7) Do not let Religious or Ideology Fundamentalists state that the Charter of Rights and Freedoms is anti these things, for it was written in consultation with all aspects of Canadian Society.

Informed Community:

If we as a nation are supposed to expect our politicians to move beyond ideologies and work together for the greater good, we must hold them to a higher standard. We must be anti-attack ad, anti-cult of personality, we must challenge for a higher discourse, one of ideas, one of wisdom, one of true leadership at the community level. These are the discourses that built our nation under the Greatest Generation.

And where did these discourses happen? In family homes, community centres, church basements. Whether they were gathered around televisions, radios, books, or simply cups of tea/coffee. These are conversations that changed our world, crossing ideological boundaries.

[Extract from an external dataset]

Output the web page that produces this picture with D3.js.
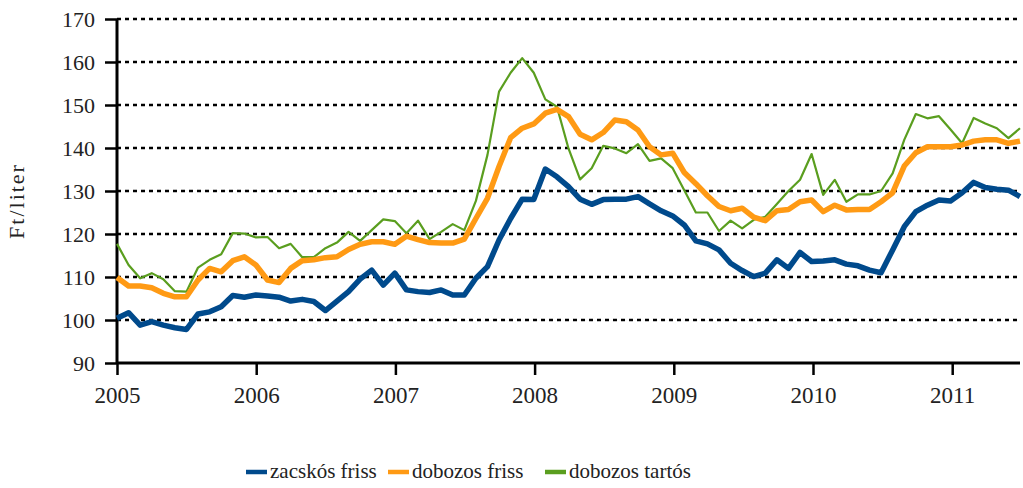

This is the informed community we need to rebuild, and what I want to encourage Canadians to do in their own homes. Whether it is documentary night, or a book and brunch, or just coffee clatches. But the idea is to let go of our ideological groundings and to open up a simple discussion:

What is Canada to us?

Which candidate best represents that?

Some great reads to inform these discussions I would like to suggest (and please in the comments leave other ones and some documentaries or websites) are:

Think Big by Preston Manning (2003, McLelland & Stewart)

Who We Are by Elizabeth May (2014, Greystone Books)

The Longer I am Prime Minister by Paul Wells (2014, Random House)

How We Lead by Joe Clark (2014, Random House)

Hell or High Water by Paul Martin (2009, McLelland and Stewart)

The Right Balance by Hugh Segal (2011, D&M Publishers)

Speaking Out Louder by Jack Layton (2011, McLelland & Stewart)

I would also encourage reading any works by the abover writers as well as Pierre Trudeau, Lloyd Axworthy, Peter C. Newman, J.S. Woodsworth, Tommy Douglas, Lawrence Martin, Andrew Cohen, Chantal Hubert, Romeo Dallaire, and Donald Savoie.